Gypsy at Heart said...

"Human history becomes more and more a race between education and catastrophe." Albert Camus

I've never been able to separate the concept of education from creativity. Learning perforce implies curiosity and curiosity in turns engenders experimentation and questioning. In an ideal world, isn't that loose and malleable progression a winning formula for creativity?

Ron Davison said...

Thomas,
It certainly seems as though, of late, the serious reporting about the absurdity of the modern world is best done by comics.

CCE,
(good to have you swing by again), if there should suddenly spring up huge demand for standardized tests, we'd have a generation ready to produce them. As yet, I've not figured out how there is demand for that.

Milena,
Great quote. If we were focused on the real world, experimentation would be wonderful. But we cloister kids off - like monks. Set them loose on society. Let them try projects to cure homelessness, pollution, lack of profit or wealth. Then creativity matters. But as long as the kids are taking cce's son's standardized tests, there is not much room for creativity.

Anonymous said...

Oh!... where do I begin with so much to say? Kids are plenty creative in the classroom, just come to room 18 for a day... even an hour, and watch them work.
They sure can't be creative on standardized test though. Strangely, I find that kids can get the wrong answer on these tests because they know too much. The classic test question for me was asking which diagram shows 1/3 shaded. The kids had trouble with it. I was very frustrated, thinking they SO know about fractions, but all of the choices were in black or white. After the test they said, "Wow! that was a weird question about 1/3 shaded. None of them were shaded... I guess their teacher never taught them about what shaded really means!" They make questions very tricky by using strange wording.
So much about academics is learning how "rules" or patterns work in language and math. Students are very creative in spelling and it is very hard to pursuade them otherwise! I think that you need to know how things are "expected" to work before you can really get creative with academics.(especially at the 2nd grade level) There is still loads of room for creativity, especially if kids know how to handle the freedom.
Sandi

Life Hiker said...

One of my son's is a "Sandi", teaching 8th grade math in the combat zone of Phoenix. His "average" kids are hammering the test scores, only 2% behind the "gifted" class. Why?
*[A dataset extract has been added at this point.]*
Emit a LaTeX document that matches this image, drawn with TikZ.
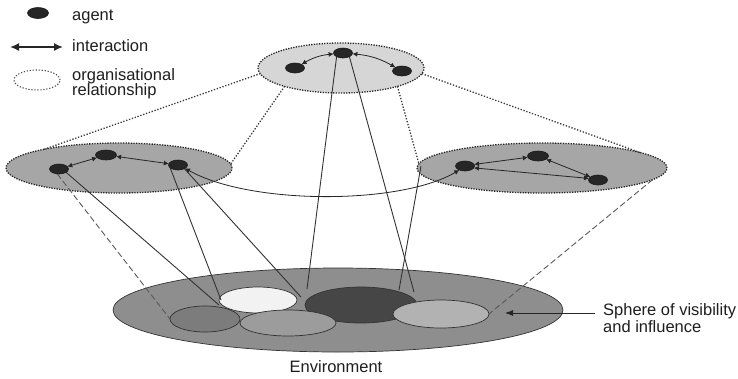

1)He shows them respect and love.

2)He convinces them that they can succeed and exceed expectations.

3)He works harder than he expects them to work.

Brian was a fine athlete, a banker, a manager, and a headhunter before he was a teacher. He knows that life is not simple, especially for these kids. So, he laughs, cajoles, drills, and enjoys them as they learn how to make the numbers work. His kids have smiles like Sandi's kids. Lovely!

Anonymous said...

http://goodnessgraciousness.blogspot.com/2007/08/red-flower-with-green-stem.html

We used to show this in an animated film back when I was teaching leadership to adults. It always resulted in very interesting discussions.

Anonymous said...

I've always thought the Montessori approach was fascinating. Unschooling is a unique approach, as well. We are new to the public school system, and I am terribly disappointed. Horrible arts, music, and math.

Ron Davison said...

Sandi,
I guess we all learn that language is a bit like ice - something we slip around on for quite some time. Excellent point, though, about how creativity is desired in one area (story telling, for instance) but not in another (e.g. spelling).

LH,
How unsurprising that your son would teach and teach so well. I think it probably also helps that Brian has such a rich background to draw from, to share with the kids.

Norman,
sad and almost too matter of fact to be poignant story. Thanks. We do learn to wait to see what'll get encouraged and what'll get punished, don't we?

Pinky,
Sandi (my wife, just a few comments before you), is trained in Montessori. I think it is fascinating and cool. Unschooling I don't know about. But why is it that public schools feel the need to focus on math and science but not arts? That kind of thing gets me on my soap box.